Getting My Hands Dirty: The Process
Okay, here’s where it got interesting. I wasn’t just gonna run the image through OCR and hope for the best. That rarely works, trust me. So, I broke it down into smaller chunks.
- Image Preprocessing:
- Grayscaling: Converted the image to grayscale using OpenCV. Makes it easier for further processing.
- Thresholding: Played around with different thresholding methods (like adaptive thresholding) to make the text stand out more against the background. This involved a lot of trial and error to find the sweet spot.
- Noise Reduction: Used some blurring techniques (Gaussian blur) to smooth out the image and reduce noise that could mess with the OCR.
- Text Extraction (OCR):
- Configured Tesseract: Tesseract is the OCR engine. I had to install it and configure the path in my Python script.
- Ran OCR: Used pytesseract to extract text from the preprocessed image. This part was mostly just calling the function and hoping for something legible.
- Data Cleaning:
- Removed Noise: OCR isn’t perfect. It pulls out a lot of garbage – random characters, symbols, etc. I wrote some Python code to filter out anything that wasn’t a letter or a number.
- Keyword Identification: Tried to identify key information like the player’s name (Randy Jones), team (San Diego Padres, probably), and any other stats printed on the card. This was tricky, as I had to guess which keywords to search for.
The Challenges I Faced
- Image Quality: The initial image quality was okay, but not great. Lighting and focus played a big role. I had to retake the picture a few times.
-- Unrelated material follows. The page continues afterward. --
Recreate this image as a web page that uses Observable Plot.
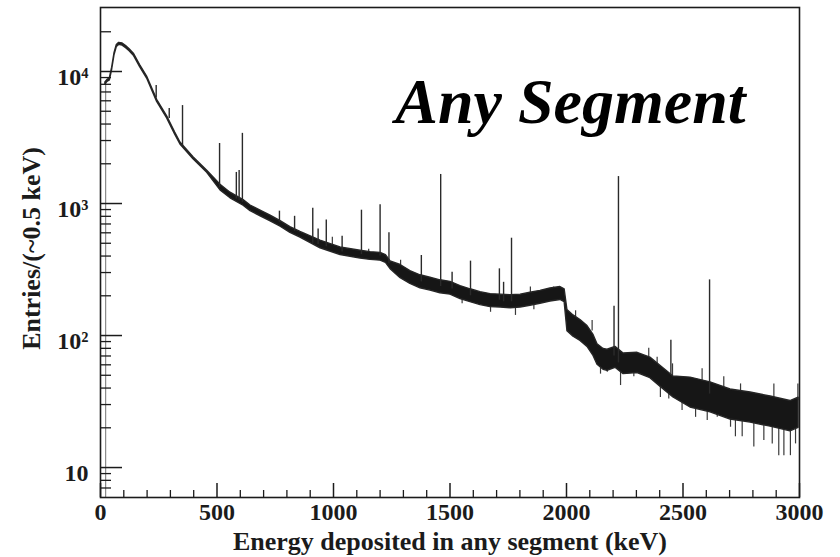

- OCR Accuracy: OCR is notoriously finicky. It struggled with certain fonts and the overall layout of the card. This meant a lot of manual tweaking of the image preprocessing steps.
- Data Interpretation: Even when the OCR got text right, figuring out what it meant was tough. Was that “ERA 3.2” or “ERA 8.2”? Some of it was guesswork based on context.
The Result
I managed to extract some basic info: Randy Jones, some numbers that could be stats, and a few other random words. It wasn’t perfect, but it was a start! I didn’t get super accurate results but learned that better images are important.
What I Learned

- Image Preprocessing is Key: Seriously, spend the time on this. It makes a huge difference in OCR accuracy.
- OCR Isn’t Magic: Don’t expect it to just work out of the box. Be prepared to tweak and clean up the results.
- Context Matters: Knowing what you’re looking for helps a lot in interpreting the extracted text.
Next Steps (Maybe)
If I were to take this further, I’d probably:
- Try to get a cleaner, higher-resolution image.
- Explore more advanced image processing techniques (like deskewing to correct for any tilt).
- Look into training a custom OCR model specifically for baseball card text.
All in all, it was a fun little experiment. I didn’t get all the data I wanted, but I learned a ton about image processing and OCR in the process. And hey, I got to spend some time looking at a Randy Jones baseball card. That’s always a win.